-- Begin GIVEN MATERIAL --

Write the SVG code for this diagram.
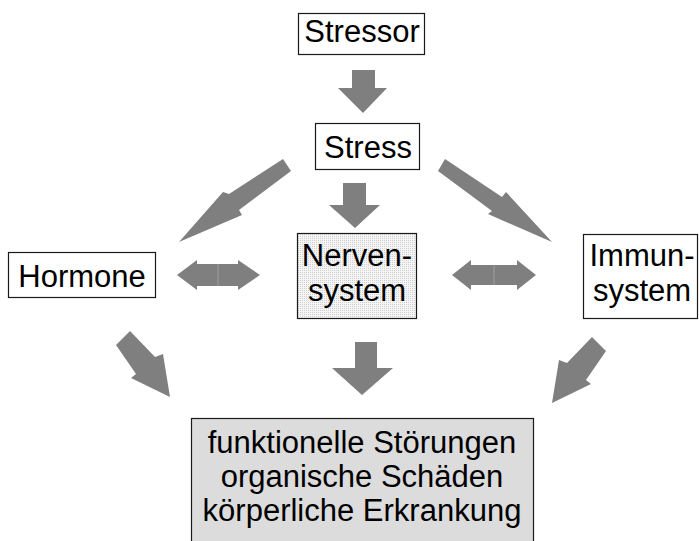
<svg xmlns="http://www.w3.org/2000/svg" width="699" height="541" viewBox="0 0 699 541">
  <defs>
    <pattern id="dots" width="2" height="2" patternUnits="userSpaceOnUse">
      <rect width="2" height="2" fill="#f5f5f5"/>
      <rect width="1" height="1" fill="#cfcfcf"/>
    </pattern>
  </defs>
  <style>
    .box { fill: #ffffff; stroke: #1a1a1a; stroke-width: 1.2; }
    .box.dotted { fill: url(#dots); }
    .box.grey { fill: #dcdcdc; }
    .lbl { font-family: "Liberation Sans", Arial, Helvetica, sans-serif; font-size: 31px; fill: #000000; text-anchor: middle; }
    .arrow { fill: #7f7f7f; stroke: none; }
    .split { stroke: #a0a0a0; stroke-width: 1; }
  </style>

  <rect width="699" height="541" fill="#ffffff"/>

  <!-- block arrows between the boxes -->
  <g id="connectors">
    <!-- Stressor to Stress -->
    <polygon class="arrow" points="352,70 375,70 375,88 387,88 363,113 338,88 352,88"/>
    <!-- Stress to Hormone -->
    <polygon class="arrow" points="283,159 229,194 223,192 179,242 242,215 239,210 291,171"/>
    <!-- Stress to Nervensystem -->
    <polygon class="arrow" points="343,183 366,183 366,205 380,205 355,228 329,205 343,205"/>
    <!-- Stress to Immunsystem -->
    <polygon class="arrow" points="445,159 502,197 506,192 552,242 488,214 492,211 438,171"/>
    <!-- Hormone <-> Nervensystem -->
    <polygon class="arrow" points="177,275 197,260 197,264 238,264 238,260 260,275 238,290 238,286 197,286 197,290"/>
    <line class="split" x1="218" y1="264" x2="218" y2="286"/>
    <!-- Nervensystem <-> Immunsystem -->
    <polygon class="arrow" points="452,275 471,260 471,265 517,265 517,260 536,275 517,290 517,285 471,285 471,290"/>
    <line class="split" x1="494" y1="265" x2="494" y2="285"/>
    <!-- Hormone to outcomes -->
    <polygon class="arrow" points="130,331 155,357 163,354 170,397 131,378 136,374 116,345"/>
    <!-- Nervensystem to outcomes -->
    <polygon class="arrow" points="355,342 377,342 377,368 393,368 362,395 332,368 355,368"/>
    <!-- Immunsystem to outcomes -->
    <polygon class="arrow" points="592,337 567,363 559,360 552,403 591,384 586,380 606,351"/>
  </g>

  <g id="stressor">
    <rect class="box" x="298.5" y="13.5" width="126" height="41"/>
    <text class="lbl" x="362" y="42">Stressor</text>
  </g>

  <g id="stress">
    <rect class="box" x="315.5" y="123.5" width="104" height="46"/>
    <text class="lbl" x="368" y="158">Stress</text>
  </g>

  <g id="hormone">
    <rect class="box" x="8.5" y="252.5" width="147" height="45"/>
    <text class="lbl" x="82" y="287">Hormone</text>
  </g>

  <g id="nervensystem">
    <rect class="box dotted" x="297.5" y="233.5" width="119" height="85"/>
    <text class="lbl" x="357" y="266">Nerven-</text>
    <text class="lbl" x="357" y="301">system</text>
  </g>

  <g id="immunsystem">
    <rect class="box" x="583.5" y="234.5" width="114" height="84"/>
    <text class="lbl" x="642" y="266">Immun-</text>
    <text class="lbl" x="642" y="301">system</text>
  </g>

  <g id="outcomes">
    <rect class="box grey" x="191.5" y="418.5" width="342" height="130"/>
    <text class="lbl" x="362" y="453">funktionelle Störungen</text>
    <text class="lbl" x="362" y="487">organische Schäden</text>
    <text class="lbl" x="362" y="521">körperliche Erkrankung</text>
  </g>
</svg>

-- End GIVEN MATERIAL --

### WORK TO COMPLETE
Restate the listing above word for word, and skip the pictures.

### RESULT FOR THIS TASK
Write the SVG code for this diagram.
<svg xmlns="http://www.w3.org/2000/svg" width="699" height="541" viewBox="0 0 699 541">
  <defs>
    <pattern id="dots" width="2" height="2" patternUnits="userSpaceOnUse">
      <rect width="2" height="2" fill="#f5f5f5"/>
      <rect width="1" height="1" fill="#cfcfcf"/>
    </pattern>
  </defs>
  <style>
    .box { fill: #ffffff; stroke: #1a1a1a; stroke-width: 1.2; }
    .box.dotted { fill: url(#dots); }
    .box.grey { fill: #dcdcdc; }
    .lbl { font-family: "Liberation Sans", Arial, Helvetica, sans-serif; font-size: 31px; fill: #000000; text-anchor: middle; }
    .arrow { fill: #7f7f7f; stroke: none; }
    .split { stroke: #a0a0a0; stroke-width: 1; }
  </style>

  <rect width="699" height="541" fill="#ffffff"/>

  <!-- block arrows between the boxes -->
  <g id="connectors">
    <!-- Stressor to Stress -->
    <polygon class="arrow" points="352,70 375,70 375,88 387,88 363,113 338,88 352,88"/>
    <!-- Stress to Hormone -->
    <polygon class="arrow" points="283,159 229,194 223,192 179,242 242,215 239,210 291,171"/>
    <!-- Stress to Nervensystem -->
    <polygon class="arrow" points="343,183 366,183 366,205 380,205 355,228 329,205 343,205"/>
    <!-- Stress to Immunsystem -->
    <polygon class="arrow" points="445,159 502,197 506,192 552,242 488,214 492,211 438,171"/>
    <!-- Hormone <-> Nervensystem -->
    <polygon class="arrow" points="177,275 197,260 197,264 238,264 238,260 260,275 238,290 238,286 197,286 197,290"/>
    <line class="split" x1="218" y1="264" x2="218" y2="286"/>
    <!-- Nervensystem <-> Immunsystem -->
    <polygon class="arrow" points="452,275 471,260 471,265 517,265 517,260 536,275 517,290 517,285 471,285 471,290"/>
    <line class="split" x1="494" y1="265" x2="494" y2="285"/>
    <!-- Hormone to outcomes -->
    <polygon class="arrow" points="130,331 155,357 163,354 170,397 131,378 136,374 116,345"/>
    <!-- Nervensystem to outcomes -->
    <polygon class="arrow" points="355,342 377,342 377,368 393,368 362,395 332,368 355,368"/>
    <!-- Immunsystem to outcomes -->
    <polygon class="arrow" points="592,337 567,363 559,360 552,403 591,384 586,380 606,351"/>
  </g>

  <g id="stressor">
    <rect class="box" x="298.5" y="13.5" width="126" height="41"/>
    <text class="lbl" x="362" y="42">Stressor</text>
  </g>

  <g id="stress">
    <rect class="box" x="315.5" y="123.5" width="104" height="46"/>
    <text class="lbl" x="368" y="158">Stress</text>
  </g>

  <g id="hormone">
    <rect class="box" x="8.5" y="252.5" width="147" height="45"/>
    <text class="lbl" x="82" y="287">Hormone</text>
  </g>

  <g id="nervensystem">
    <rect class="box dotted" x="297.5" y="233.5" width="119" height="85"/>
    <text class="lbl" x="357" y="266">Nerven-</text>
    <text class="lbl" x="357" y="301">system</text>
  </g>

  <g id="immunsystem">
    <rect class="box" x="583.5" y="234.5" width="114" height="84"/>
    <text class="lbl" x="642" y="266">Immun-</text>
    <text class="lbl" x="642" y="301">system</text>
  </g>

  <g id="outcomes">
    <rect class="box grey" x="191.5" y="418.5" width="342" height="130"/>
    <text class="lbl" x="362" y="453">funktionelle Störungen</text>
    <text class="lbl" x="362" y="487">organische Schäden</text>
    <text class="lbl" x="362" y="521">körperliche Erkrankung</text>
  </g>
</svg>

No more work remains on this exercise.